Dissertations and theses reflect the quality and breadth of original graduate research at universities, and are often the first form in which scholarly insights and the results of focused experiments appear. They reveal trends of interest, the rigor of particular departments and institutions, and the creativity of researchers whose influence is still unknown.
Access to dissertations depends on a complex, decentralized economy of innumerable currencies. Some universities provide copies free of charge, some will only lend a circulating copy. Some make copies for free, some for a fee, and others only if the requestor can supply written permission from the author (no easy task). Some provide open access, (some requiring an electronic use agreement and some not), some through ILL or document delivery, and some through digital services. Some universities participate in national programs providing digitization services (with exceptions) and some seem to have no point of contact at all (unless an email found through a web search can be considered reliable).
The challenge CRL faces in gaining access goes beyond understanding which currency to use where; CRL aims to create a simple, seamless exchange between author and potential reader with a minimum of delay in the process.

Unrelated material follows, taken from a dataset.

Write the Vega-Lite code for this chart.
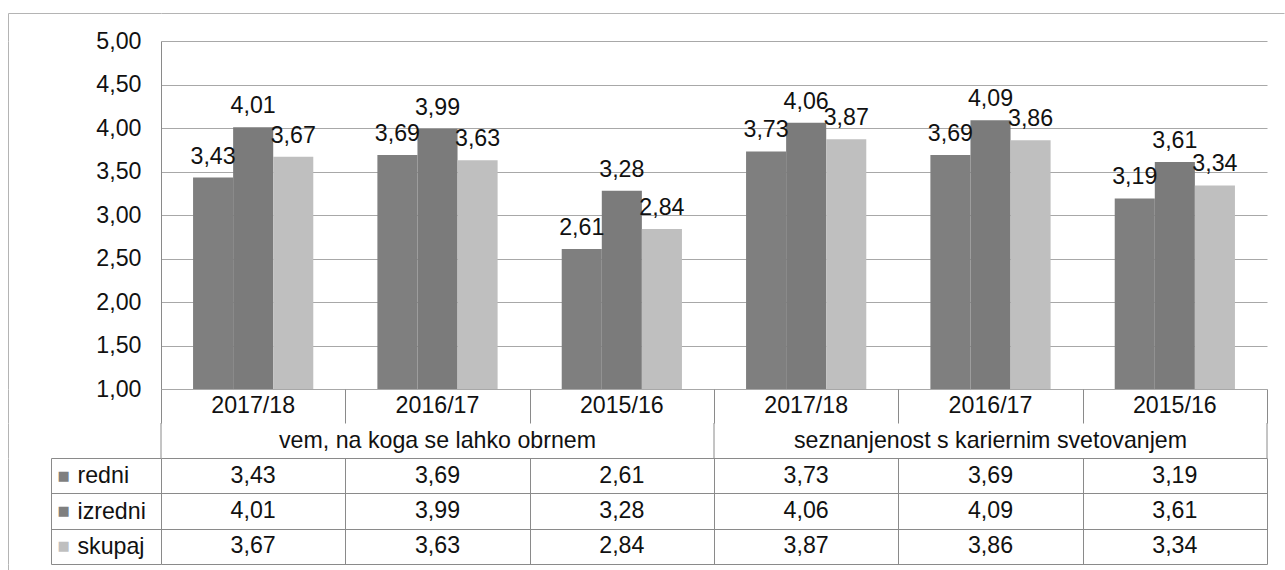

CRL holds more than 800,000 doctoral dissertations and Habilitationsschriften from universities outside of the U.S. and Canada. The collection was built by deposits from member libraries and exchange or depository arrangements with almost 100 universities.
Current acquisitions and services focus on purchasing dissertations through CRL’s purchase programs, acquisitions through deposit or exchange agreements and providing members with information about open-access dissertations.
- Most were written in the late 19th century and the early 20th century, but dates range from 1800 to the present.
- Most are from countries in Western Europe, such as Germany, Netherlands, France, Switzerland, Denmark, Norway, Sweden, and the United Kingdom. Many are from other countries in Europe and Latin America, South America, and Africa.
- More than 80 languages are represented in the collection. The breakdown of languages is: 66 percent German; 16 percent French; 6 percent English; 2 percent Dutch; 1 percent Latin and Swedish; and less than 1 percent for other languages.
- Contains about 120 dissertations by nobel laureates and numerous other notable scholars. All of the nobel laureates dissertations are digitized and a sizable portion of the notable scholars dissertations are digitized as well.
Finding dissertations in the CRL collection:
All dissertations can be most easily searched in the dissertation scope of the CRL catalog, which has drop-down searches for country and university. This Google Map shows location for dissertations owned by CRL and includes catalog links for the dissertations.
Digitized or electronic dissertations:
CRL’s digitization-on-demand service has digitized over 3,000 dissertations from CRL’s collection. The number of dissertations digitized from the collection continues to grow and can be searched via CRL’s catalog digital resources scope.